Numerical optimization of non-equilibrium plasma source for surface processing of materials

Abstract

Over the years, non-equilibrium plasma sources have emerged as a promising technology in surface processing of materials. Various strategies have been employed to make significant advancement in the technology. However, the process optimization is found to depend on different factors like power supply frequency, gas species and gas pressure. In order to control material processing outcome, it is necessary to control plasma parameters as per requirement. In the present work, a surface microwave generated non-equilibrium plasma source is proposed for material processing applications. The source comprises of rectangular waveguide system and a quartz tube, whose dimensions are optimized based on the electric field profile obtained within the plasma tube in the presence of the microwave (f = 2.45 GHz).

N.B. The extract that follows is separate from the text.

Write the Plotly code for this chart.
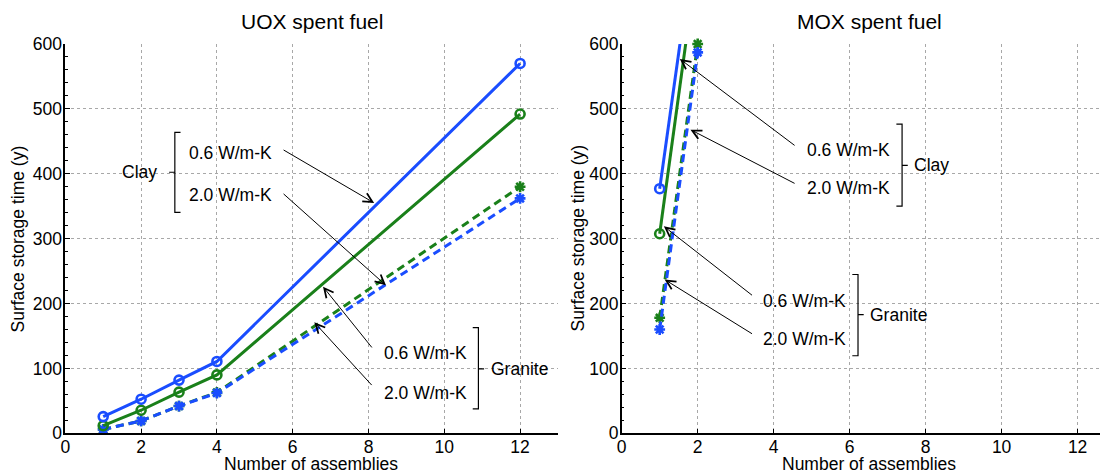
import plotly.graph_objects as go

# ---------------- data ----------------
x_uox = [1, 2, 3, 4, 12]
uox_clay_06 = [25.7, 52.5, 82, 110.7, 570]      # blue solid, circles
uox_clay_20 = [11.7, 35.5, 63.4, 90, 492]       # green solid, circles
uox_gran_06 = [6, 19, 42, 63, 380]              # green dashed, asterisks
uox_gran_20 = [6, 19, 42, 62, 362]              # blue dashed, asterisks

x_mox = [1, 2]
mox_clay_06 = [377, 795]
mox_clay_20 = [307.5, 735]
mox_gran_06 = [178, 600]
mox_gran_20 = [160, 587]

x_ticks = [0, 2, 4, 6, 8, 10, 12]
y_ticks = [0, 100, 200, 300, 400, 500, 600]

BLUE = "#1a4dff"
GREEN = "#1a801a"
FONT = "Liberation Sans"

fig = go.Figure()

def add_series(x, y, color, dashed, xa, ya):
    fig.add_trace(go.Scatter(
        x=x, y=y, mode="lines+markers", xaxis=xa, yaxis=ya, showlegend=False,
        cliponaxis=False,
        line=dict(color=color, width=3, dash="8px,5px" if dashed else "solid"),
        marker=dict(symbol="asterisk-open" if dashed else "circle-open", size=9,
                    color=color, line=dict(color=color, width=2.6)),
    ))

# UOX (left)
add_series(x_uox, uox_gran_06, GREEN, True, "x", "y")
add_series(x_uox, uox_gran_20, BLUE, True, "x", "y")
add_series(x_uox, uox_clay_20, GREEN, False, "x", "y")
add_series(x_uox, uox_clay_06, BLUE, False, "x", "y")
# MOX (right)
add_series(x_mox, mox_gran_06, GREEN, True, "x2", "y2")
add_series(x_mox, mox_gran_20, BLUE, True, "x2", "y2")
add_series(x_mox, mox_clay_20, GREEN, False, "x2", "y2")
add_series(x_mox, mox_clay_06, BLUE, False, "x2", "y2")

axis_common = dict(
    showline=True, linecolor="black", linewidth=1.5, mirror=False,
    ticks="inside", ticklen=5, tickcolor="black", tickwidth=1,
    showgrid=True, gridcolor="#a8a8a8", gridwidth=1, griddash="dot",
    zeroline=False, automargin=False,
    tickfont=dict(family=FONT, size=17.5, color="black"),
)

ydom = [0.0854, 0.9226]
fig.update_layout(
    width=1100, height=465,
    margin=dict(l=0, r=0, t=0, b=0),
    paper_bgcolor="white", plot_bgcolor="white",
    font=dict(family=FONT, color="black"),
    xaxis=dict(domain=[0.0521, 0.5], range=[0, 13], tickvals=x_ticks, anchor="y",
               ticklabelstandoff=-3, **axis_common),
    yaxis=dict(domain=ydom, range=[0, 600], tickvals=y_ticks, anchor="x",
               minor=dict(dtick=20, ticks="inside", ticklen=3, tickcolor="black", showgrid=False),
               ticklabelstandoff=-2, **axis_common),
    xaxis2=dict(domain=[0.5579, 1.0], range=[0, 12.8], tickvals=x_ticks, anchor="y2",
                ticklabelstandoff=-3, **axis_common),
    yaxis2=dict(domain=ydom, range=[0, 600], tickvals=y_ticks, anchor="x2",
                minor=dict(dtick=20, ticks="inside", ticklen=3, tickcolor="black", showgrid=False),
                ticklabelstandoff=-2, **axis_common),
)

ann = []
# titles and axis titles
for xc, t in [(0.2768, "UOX spent fuel"), (0.7833, "MOX spent fuel")]:
    ann.append(dict(xref="paper", yref="paper", x=xc, y=0.972, text=t, showarrow=False,
                    font=dict(size=21), xanchor="center", yanchor="middle"))
for xc in [0.2759, 0.7827]:
    ann.append(dict(xref="paper", yref="paper", x=xc, y=0.019, text="Number of assemblies",
                    showarrow=False, font=dict(size=17.5), xanchor="center", yanchor="middle"))
for xc in [0.00909, 0.5173]:
    ann.append(dict(xref="paper", yref="paper", x=xc, y=0.5043, text="Surface storage time (y)",
                    showarrow=False, font=dict(size=17.5), textangle=-90,
                    xanchor="center", yanchor="middle"))

def label(xr, yr, x, y, text, anchor="left"):
    ann.append(dict(xref=xr, yref=yr, x=x, y=y, text=text, showarrow=False,
                    font=dict(size=17.5), xanchor=anchor, yanchor="middle"))

def arrow(xr, yr, x0, y0, x1, y1):
    ann.append(dict(xref=xr, yref=yr, axref=xr, ayref=yr, ax=x0, ay=y0, x=x1, y=y1,
                    text="", showarrow=True, arrowhead=5, arrowsize=1.8, arrowwidth=1,
                    arrowcolor="black", standoff=0, startstandoff=0))

# left plot labels
label("x", "y", 2.47, 402, "Clay", "right")
label("x", "y", 3.21, 432, "0.6 W/m-K")
label("x", "y", 3.21, 367, "2.0 W/m-K")
arrow("x", "y", 5.72, 438, 8.15, 355)
arrow("x", "y", 5.72, 371, 8.46, 228)
label("x", "y", 8.36, 124, "0.6 W/m-K")
label("x", "y", 8.36, 62, "2.0 W/m-K")
label("x", "y", 11.18, 99.4, "Granite")
arrow("x", "y", 8.12, 130, 6.8, 226)
arrow("x", "y", 8.12, 72, 6.57, 171)

# right plot labels
label("x2", "y2", 4.82, 436, "0.6 W/m-K")
label("x2", "y2", 4.82, 378, "2.0 W/m-K")
label("x2", "y2", 7.64, 413, "Clay")
arrow("x2", "y2", 4.59, 442, 1.53, 577)
arrow("x2", "y2", 4.59, 384, 1.81, 468)
label("x2", "y2", 3.67, 204.5, "0.6 W/m-K")
label("x2", "y2", 3.67, 146, "2.0 W/m-K")
label("x2", "y2", 6.49, 183, "Granite")
arrow("x2", "y2", 3.47, 211, 1.11, 319)
arrow("x2", "y2", 3.47, 152, 1.13, 237)

fig.update_layout(annotations=ann)

# brackets
def bracket(xr, yr, x, y0, y1, ym, end_dir, tick_dir, w=0.15):
    path = (f"M {x + end_dir*w},{y1} L {x},{y1} L {x},{y0} L {x + end_dir*w},{y0} "
            f"M {x},{ym} L {x + tick_dir*w},{ym}")
    fig.add_shape(type="path", path=path, xref=xr, yref=yr,
                  line=dict(color="black", width=1.2))

bracket("x", "y", 2.89, 340.5, 463.8, 402.3, 1, -1)
bracket("x", "y", 10.9, 37.6, 162.8, 99.4, -1, 1)
bracket("x2", "y2", 7.38, 350, 476.5, 413, -1, 1)
bracket("x2", "y2", 6.22, 119.5, 244.7, 183, -1, 1)

fig.write_html("out.html")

Argon gas is allowed to flow through the discharge tube at a velocity of 10 m/s keeping its pressure at 1 torr. The microwave electric field within the discharge tube ionizes the argon gas medium resulting into plasma state whose properties are investigated using commercially available COMSOL Multiphysics® software. The inner surface of the discharge tube is then filled with dielectric beads (radius = 2 mm) and the effect of the dielectric constant on the plasma properties are studied. An investigation of ion flux at different positions in the plasma tube suggests that in the absence of dielectric beads, remote contact mode of operation can be preferred while in the presence of dielectric beads, direct contact mode of operation can be implemented. These results are of significance for direct as well as remote mode of surface processing of materials.